**PROMPT**:
Please output every line of the material as it stands, without the pictures.
==============================
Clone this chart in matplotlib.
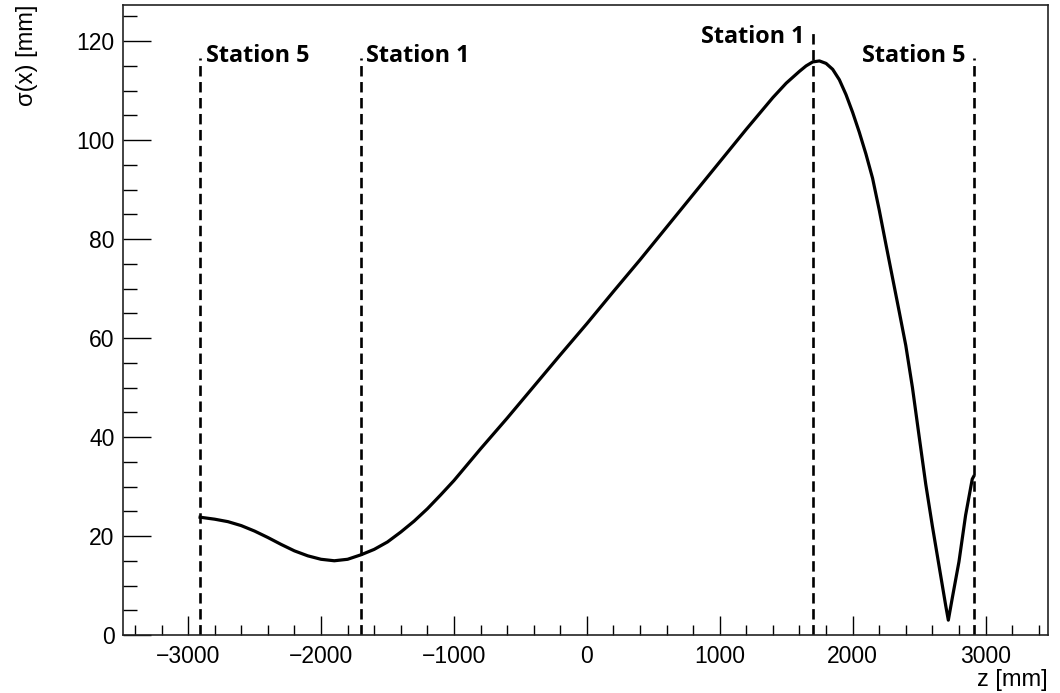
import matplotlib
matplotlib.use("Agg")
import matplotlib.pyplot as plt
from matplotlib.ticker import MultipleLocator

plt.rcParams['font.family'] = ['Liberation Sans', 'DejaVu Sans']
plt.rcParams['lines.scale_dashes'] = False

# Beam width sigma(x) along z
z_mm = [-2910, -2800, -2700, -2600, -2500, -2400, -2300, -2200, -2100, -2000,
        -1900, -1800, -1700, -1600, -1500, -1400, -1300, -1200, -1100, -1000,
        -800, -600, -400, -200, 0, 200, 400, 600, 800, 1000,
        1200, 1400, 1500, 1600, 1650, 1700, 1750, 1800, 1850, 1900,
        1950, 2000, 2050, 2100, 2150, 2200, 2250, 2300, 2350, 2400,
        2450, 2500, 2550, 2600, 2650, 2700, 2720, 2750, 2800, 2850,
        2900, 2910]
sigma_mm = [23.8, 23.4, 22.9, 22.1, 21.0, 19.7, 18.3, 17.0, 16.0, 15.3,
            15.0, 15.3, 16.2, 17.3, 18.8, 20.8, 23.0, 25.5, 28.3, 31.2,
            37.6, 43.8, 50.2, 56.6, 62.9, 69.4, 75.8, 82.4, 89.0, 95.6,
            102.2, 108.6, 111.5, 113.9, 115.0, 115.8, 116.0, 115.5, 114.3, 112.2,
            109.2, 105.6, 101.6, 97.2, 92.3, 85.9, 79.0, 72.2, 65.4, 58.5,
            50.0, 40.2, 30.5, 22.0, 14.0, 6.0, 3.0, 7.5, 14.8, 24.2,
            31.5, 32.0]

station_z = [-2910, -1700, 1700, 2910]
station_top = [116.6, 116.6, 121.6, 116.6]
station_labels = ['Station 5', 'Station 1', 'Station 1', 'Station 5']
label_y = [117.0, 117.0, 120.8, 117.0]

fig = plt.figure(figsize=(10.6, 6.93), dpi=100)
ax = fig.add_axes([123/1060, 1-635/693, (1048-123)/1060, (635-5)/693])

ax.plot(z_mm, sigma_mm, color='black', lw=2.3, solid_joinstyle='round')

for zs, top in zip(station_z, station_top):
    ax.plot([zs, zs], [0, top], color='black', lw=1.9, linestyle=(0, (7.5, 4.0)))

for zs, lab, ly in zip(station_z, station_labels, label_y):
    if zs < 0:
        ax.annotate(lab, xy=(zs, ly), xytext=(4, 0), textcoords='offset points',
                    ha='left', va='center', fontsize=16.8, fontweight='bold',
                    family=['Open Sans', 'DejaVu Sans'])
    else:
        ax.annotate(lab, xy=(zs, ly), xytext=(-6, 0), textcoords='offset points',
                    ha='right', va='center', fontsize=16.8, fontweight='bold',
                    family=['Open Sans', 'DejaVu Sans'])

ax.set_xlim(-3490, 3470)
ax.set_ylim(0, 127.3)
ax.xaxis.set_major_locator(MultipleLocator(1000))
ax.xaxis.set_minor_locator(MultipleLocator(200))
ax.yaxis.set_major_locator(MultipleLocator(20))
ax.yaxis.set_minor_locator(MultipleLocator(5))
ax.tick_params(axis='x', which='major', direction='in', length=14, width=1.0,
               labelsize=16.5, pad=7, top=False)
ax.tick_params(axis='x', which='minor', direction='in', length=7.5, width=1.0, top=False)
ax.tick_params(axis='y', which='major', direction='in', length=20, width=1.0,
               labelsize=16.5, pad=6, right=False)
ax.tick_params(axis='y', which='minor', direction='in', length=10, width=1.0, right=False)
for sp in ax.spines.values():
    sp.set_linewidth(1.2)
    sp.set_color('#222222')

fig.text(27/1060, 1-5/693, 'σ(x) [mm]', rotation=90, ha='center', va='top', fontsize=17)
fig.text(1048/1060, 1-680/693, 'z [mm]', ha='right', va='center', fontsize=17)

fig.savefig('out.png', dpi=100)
==============================
**SOLUTION**:
Clone this chart in matplotlib.
import matplotlib
matplotlib.use("Agg")
import matplotlib.pyplot as plt
from matplotlib.ticker import MultipleLocator

plt.rcParams['font.family'] = ['Liberation Sans', 'DejaVu Sans']
plt.rcParams['lines.scale_dashes'] = False

# Beam width sigma(x) along z
z_mm = [-2910, -2800, -2700, -2600, -2500, -2400, -2300, -2200, -2100, -2000,
        -1900, -1800, -1700, -1600, -1500, -1400, -1300, -1200, -1100, -1000,
        -800, -600, -400, -200, 0, 200, 400, 600, 800, 1000,
        1200, 1400, 1500, 1600, 1650, 1700, 1750, 1800, 1850, 1900,
        1950, 2000, 2050, 2100, 2150, 2200, 2250, 2300, 2350, 2400,
        2450, 2500, 2550, 2600, 2650, 2700, 2720, 2750, 2800, 2850,
        2900, 2910]
sigma_mm = [23.8, 23.4, 22.9, 22.1, 21.0, 19.7, 18.3, 17.0, 16.0, 15.3,
            15.0, 15.3, 16.2, 17.3, 18.8, 20.8, 23.0, 25.5, 28.3, 31.2,
            37.6, 43.8, 50.2, 56.6, 62.9, 69.4, 75.8, 82.4, 89.0, 95.6,
            102.2, 108.6, 111.5, 113.9, 115.0, 115.8, 116.0, 115.5, 114.3, 112.2,
            109.2, 105.6, 101.6, 97.2, 92.3, 85.9, 79.0, 72.2, 65.4, 58.5,
            50.0, 40.2, 30.5, 22.0, 14.0, 6.0, 3.0, 7.5, 14.8, 24.2,
            31.5, 32.0]

station_z = [-2910, -1700, 1700, 2910]
station_top = [116.6, 116.6, 121.6, 116.6]
station_labels = ['Station 5', 'Station 1', 'Station 1', 'Station 5']
label_y = [117.0, 117.0, 120.8, 117.0]

fig = plt.figure(figsize=(10.6, 6.93), dpi=100)
ax = fig.add_axes([123/1060, 1-635/693, (1048-123)/1060, (635-5)/693])

ax.plot(z_mm, sigma_mm, color='black', lw=2.3, solid_joinstyle='round')

for zs, top in zip(station_z, station_top):
    ax.plot([zs, zs], [0, top], color='black', lw=1.9, linestyle=(0, (7.5, 4.0)))

for zs, lab, ly in zip(station_z, station_labels, label_y):
    if zs < 0:
        ax.annotate(lab, xy=(zs, ly), xytext=(4, 0), textcoords='offset points',
                    ha='left', va='center', fontsize=16.8, fontweight='bold',
                    family=['Open Sans', 'DejaVu Sans'])
    else:
        ax.annotate(lab, xy=(zs, ly), xytext=(-6, 0), textcoords='offset points',
                    ha='right', va='center', fontsize=16.8, fontweight='bold',
                    family=['Open Sans', 'DejaVu Sans'])

ax.set_xlim(-3490, 3470)
ax.set_ylim(0, 127.3)
ax.xaxis.set_major_locator(MultipleLocator(1000))
ax.xaxis.set_minor_locator(MultipleLocator(200))
ax.yaxis.set_major_locator(MultipleLocator(20))
ax.yaxis.set_minor_locator(MultipleLocator(5))
ax.tick_params(axis='x', which='major', direction='in', length=14, width=1.0,
               labelsize=16.5, pad=7, top=False)
ax.tick_params(axis='x', which='minor', direction='in', length=7.5, width=1.0, top=False)
ax.tick_params(axis='y', which='major', direction='in', length=20, width=1.0,
               labelsize=16.5, pad=6, right=False)
ax.tick_params(axis='y', which='minor', direction='in', length=10, width=1.0, right=False)
for sp in ax.spines.values():
    sp.set_linewidth(1.2)
    sp.set_color('#222222')

fig.text(27/1060, 1-5/693, 'σ(x) [mm]', rotation=90, ha='center', va='top', fontsize=17)
fig.text(1048/1060, 1-680/693, 'z [mm]', ha='right', va='center', fontsize=17)

fig.savefig('out.png', dpi=100)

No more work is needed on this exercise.